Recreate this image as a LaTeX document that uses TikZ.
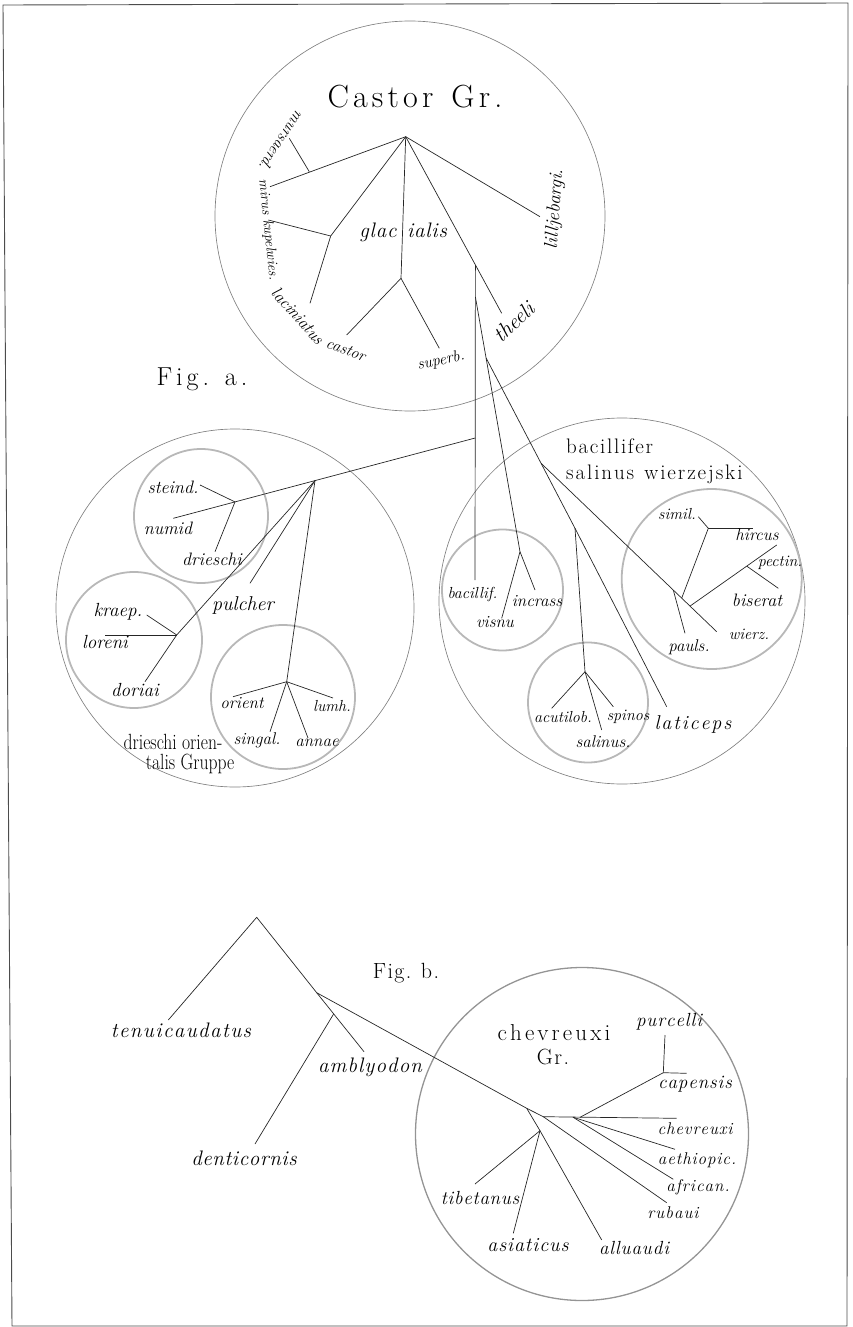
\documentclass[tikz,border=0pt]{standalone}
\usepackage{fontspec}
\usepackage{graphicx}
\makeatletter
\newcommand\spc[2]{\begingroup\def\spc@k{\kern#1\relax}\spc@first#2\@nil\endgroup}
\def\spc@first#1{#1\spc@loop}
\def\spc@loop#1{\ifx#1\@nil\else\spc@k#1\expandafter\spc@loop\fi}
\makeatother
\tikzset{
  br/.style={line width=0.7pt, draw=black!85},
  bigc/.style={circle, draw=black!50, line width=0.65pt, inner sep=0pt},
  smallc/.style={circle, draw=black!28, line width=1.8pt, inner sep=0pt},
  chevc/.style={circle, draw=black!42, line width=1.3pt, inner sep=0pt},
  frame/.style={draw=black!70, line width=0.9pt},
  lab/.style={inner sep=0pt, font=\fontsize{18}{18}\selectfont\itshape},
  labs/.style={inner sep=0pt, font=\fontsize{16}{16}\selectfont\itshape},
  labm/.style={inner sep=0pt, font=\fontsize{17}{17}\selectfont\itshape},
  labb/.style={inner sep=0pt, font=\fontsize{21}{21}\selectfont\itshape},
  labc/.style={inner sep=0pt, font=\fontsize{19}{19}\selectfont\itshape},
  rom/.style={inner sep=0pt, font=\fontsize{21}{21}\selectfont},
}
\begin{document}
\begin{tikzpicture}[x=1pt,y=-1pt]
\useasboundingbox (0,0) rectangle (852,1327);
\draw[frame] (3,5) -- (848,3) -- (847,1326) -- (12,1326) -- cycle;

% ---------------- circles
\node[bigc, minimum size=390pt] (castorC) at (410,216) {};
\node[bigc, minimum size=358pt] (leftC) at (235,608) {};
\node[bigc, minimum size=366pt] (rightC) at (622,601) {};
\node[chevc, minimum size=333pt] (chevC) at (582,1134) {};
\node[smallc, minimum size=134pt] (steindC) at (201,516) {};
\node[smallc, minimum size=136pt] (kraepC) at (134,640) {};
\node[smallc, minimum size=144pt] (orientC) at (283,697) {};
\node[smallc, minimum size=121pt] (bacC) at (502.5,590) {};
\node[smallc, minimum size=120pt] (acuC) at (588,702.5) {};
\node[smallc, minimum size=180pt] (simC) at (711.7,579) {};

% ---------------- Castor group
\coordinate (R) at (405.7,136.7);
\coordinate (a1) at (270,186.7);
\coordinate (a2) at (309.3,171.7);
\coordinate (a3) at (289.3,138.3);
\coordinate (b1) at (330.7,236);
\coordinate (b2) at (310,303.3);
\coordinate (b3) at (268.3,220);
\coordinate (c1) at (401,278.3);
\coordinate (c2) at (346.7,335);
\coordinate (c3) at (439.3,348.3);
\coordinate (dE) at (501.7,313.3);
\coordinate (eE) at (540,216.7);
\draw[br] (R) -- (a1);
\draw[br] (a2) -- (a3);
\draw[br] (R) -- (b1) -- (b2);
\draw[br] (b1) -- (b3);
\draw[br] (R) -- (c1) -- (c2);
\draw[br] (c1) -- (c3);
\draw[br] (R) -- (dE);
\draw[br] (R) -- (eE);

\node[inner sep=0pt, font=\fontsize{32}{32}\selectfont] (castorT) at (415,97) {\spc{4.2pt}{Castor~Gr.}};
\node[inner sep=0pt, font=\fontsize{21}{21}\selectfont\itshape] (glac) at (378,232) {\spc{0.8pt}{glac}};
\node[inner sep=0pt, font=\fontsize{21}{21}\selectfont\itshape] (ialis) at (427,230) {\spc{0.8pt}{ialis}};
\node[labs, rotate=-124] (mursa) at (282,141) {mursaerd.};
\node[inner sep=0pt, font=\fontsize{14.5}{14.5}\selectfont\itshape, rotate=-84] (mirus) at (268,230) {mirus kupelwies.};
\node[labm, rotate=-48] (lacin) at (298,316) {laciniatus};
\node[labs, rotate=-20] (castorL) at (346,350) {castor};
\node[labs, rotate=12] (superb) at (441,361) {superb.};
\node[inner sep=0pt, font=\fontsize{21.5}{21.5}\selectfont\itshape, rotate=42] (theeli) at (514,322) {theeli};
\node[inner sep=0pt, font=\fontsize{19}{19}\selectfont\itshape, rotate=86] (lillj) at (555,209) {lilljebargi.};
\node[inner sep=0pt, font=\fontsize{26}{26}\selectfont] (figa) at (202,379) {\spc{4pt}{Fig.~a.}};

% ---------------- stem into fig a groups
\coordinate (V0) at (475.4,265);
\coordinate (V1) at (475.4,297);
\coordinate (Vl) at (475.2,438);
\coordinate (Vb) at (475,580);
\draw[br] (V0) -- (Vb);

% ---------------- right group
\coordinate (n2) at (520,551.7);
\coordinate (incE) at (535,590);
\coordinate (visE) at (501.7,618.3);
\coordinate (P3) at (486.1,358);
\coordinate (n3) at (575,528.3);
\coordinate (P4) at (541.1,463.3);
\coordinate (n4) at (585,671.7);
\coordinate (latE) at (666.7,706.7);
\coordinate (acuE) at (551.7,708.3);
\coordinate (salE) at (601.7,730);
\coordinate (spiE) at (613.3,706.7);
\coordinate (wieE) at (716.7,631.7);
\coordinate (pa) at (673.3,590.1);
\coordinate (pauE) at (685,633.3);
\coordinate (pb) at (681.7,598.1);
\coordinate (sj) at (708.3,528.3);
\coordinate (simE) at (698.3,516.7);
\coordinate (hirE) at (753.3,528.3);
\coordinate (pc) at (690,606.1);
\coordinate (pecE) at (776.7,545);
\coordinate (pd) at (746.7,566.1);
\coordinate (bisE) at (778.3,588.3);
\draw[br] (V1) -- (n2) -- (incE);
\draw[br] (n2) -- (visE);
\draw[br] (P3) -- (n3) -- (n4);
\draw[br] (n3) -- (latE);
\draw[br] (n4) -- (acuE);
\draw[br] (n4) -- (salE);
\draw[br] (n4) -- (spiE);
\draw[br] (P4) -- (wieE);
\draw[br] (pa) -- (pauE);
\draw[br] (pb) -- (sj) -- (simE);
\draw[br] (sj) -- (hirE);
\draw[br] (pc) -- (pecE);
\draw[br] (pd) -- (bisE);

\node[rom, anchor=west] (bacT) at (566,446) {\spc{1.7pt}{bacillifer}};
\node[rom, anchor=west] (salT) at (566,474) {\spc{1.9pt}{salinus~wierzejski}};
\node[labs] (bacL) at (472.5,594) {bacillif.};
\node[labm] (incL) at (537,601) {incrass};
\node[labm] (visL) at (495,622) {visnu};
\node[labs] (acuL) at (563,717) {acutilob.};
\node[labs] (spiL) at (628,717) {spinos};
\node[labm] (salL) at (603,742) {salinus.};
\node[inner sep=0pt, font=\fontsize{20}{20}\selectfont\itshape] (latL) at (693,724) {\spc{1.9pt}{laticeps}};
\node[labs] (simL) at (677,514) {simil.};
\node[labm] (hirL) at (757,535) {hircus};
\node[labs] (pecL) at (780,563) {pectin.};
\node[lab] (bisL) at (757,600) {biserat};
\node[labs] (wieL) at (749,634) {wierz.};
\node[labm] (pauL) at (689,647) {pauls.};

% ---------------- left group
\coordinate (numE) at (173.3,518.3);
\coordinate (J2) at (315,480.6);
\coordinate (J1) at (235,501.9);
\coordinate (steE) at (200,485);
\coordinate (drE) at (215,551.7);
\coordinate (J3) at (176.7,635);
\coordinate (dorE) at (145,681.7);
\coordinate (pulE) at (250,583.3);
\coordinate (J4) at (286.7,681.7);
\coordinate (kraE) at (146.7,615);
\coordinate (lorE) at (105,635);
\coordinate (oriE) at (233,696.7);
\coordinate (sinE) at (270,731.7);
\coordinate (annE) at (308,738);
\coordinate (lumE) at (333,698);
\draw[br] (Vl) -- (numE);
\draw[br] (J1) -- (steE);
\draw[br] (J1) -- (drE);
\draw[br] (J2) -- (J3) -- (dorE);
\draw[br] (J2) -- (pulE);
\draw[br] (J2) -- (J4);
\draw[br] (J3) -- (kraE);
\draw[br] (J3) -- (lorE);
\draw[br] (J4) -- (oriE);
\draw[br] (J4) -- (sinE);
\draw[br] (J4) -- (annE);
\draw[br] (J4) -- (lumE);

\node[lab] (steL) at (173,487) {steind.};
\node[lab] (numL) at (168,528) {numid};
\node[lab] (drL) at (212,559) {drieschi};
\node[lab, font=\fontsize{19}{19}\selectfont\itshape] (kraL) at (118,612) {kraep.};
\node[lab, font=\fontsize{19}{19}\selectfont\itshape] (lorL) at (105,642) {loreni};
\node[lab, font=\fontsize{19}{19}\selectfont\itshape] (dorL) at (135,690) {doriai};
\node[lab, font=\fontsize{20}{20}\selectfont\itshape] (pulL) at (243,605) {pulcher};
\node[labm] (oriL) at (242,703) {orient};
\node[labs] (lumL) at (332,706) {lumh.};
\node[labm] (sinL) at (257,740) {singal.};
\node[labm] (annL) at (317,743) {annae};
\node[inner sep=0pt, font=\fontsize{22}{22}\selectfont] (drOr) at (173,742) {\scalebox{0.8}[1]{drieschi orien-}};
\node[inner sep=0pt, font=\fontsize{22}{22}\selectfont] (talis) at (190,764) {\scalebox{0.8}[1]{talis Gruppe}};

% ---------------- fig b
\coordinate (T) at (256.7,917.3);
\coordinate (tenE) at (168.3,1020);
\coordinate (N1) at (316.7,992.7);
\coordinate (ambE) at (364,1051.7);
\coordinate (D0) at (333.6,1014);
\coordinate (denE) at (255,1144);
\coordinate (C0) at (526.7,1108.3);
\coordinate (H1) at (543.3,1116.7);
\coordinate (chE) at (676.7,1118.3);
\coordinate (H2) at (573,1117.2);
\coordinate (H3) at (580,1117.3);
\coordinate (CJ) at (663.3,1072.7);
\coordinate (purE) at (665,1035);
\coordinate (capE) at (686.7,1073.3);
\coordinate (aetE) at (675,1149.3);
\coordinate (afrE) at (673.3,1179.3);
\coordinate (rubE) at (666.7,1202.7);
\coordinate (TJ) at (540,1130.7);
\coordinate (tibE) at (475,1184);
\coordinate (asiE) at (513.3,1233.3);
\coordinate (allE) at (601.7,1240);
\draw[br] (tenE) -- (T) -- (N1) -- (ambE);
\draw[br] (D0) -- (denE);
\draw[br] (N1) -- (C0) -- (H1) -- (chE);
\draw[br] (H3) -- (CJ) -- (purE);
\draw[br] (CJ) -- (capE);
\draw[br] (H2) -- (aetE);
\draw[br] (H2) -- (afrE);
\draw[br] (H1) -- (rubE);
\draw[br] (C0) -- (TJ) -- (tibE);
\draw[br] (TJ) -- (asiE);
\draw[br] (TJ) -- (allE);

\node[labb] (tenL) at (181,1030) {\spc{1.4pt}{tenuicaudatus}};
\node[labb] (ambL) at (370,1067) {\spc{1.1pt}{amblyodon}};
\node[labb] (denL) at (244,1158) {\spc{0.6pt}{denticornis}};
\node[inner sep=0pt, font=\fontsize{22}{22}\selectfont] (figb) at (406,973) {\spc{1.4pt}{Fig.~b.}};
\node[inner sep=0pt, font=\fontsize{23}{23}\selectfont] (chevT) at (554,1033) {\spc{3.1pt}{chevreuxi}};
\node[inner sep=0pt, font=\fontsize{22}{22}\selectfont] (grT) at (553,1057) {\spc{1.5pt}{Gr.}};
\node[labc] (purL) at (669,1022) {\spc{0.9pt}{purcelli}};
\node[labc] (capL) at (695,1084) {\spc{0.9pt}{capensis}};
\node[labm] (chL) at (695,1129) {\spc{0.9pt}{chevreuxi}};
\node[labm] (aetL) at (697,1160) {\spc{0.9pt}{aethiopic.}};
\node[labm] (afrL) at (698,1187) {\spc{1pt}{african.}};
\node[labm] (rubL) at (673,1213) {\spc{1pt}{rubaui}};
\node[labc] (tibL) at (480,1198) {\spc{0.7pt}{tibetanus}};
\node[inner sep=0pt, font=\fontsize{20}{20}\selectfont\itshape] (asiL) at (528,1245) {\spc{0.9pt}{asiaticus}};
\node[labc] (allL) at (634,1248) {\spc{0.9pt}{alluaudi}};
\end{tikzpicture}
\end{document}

→ **PROBLEM STATEMENT**: Write out exactly the opening lines of the data, stopping after the line that holds "minimum size=180pt] (simC)". Exclude pictures.

→ **FINISHED ANSWER**:
Recreate this image as a LaTeX document that uses TikZ.
\documentclass[tikz,border=0pt]{standalone}
\usepackage{fontspec}
\usepackage{graphicx}
\makeatletter
\newcommand\spc[2]{\begingroup\def\spc@k{\kern#1\relax}\spc@first#2\@nil\endgroup}
\def\spc@first#1{#1\spc@loop}
\def\spc@loop#1{\ifx#1\@nil\else\spc@k#1\expandafter\spc@loop\fi}
\makeatother
\tikzset{
  br/.style={line width=0.7pt, draw=black!85},
  bigc/.style={circle, draw=black!50, line width=0.65pt, inner sep=0pt},
  smallc/.style={circle, draw=black!28, line width=1.8pt, inner sep=0pt},
  chevc/.style={circle, draw=black!42, line width=1.3pt, inner sep=0pt},
  frame/.style={draw=black!70, line width=0.9pt},
  lab/.style={inner sep=0pt, font=\fontsize{18}{18}\selectfont\itshape},
  labs/.style={inner sep=0pt, font=\fontsize{16}{16}\selectfont\itshape},
  labm/.style={inner sep=0pt, font=\fontsize{17}{17}\selectfont\itshape},
  labb/.style={inner sep=0pt, font=\fontsize{21}{21}\selectfont\itshape},
  labc/.style={inner sep=0pt, font=\fontsize{19}{19}\selectfont\itshape},
  rom/.style={inner sep=0pt, font=\fontsize{21}{21}\selectfont},
}
\begin{document}
\begin{tikzpicture}[x=1pt,y=-1pt]
\useasboundingbox (0,0) rectangle (852,1327);
\draw[frame] (3,5) -- (848,3) -- (847,1326) -- (12,1326) -- cycle;

% ---------------- circles
\node[bigc, minimum size=390pt] (castorC) at (410,216) {};
\node[bigc, minimum size=358pt] (leftC) at (235,608) {};
\node[bigc, minimum size=366pt] (rightC) at (622,601) {};
\node[chevc, minimum size=333pt] (chevC) at (582,1134) {};
\node[smallc, minimum size=134pt] (steindC) at (201,516) {};
\node[smallc, minimum size=136pt] (kraepC) at (134,640) {};
\node[smallc, minimum size=144pt] (orientC) at (283,697) {};
\node[smallc, minimum size=121pt] (bacC) at (502.5,590) {};
\node[smallc, minimum size=120pt] (acuC) at (588,702.5) {};
\node[smallc, minimum size=180pt] (simC) at (711.7,579) {};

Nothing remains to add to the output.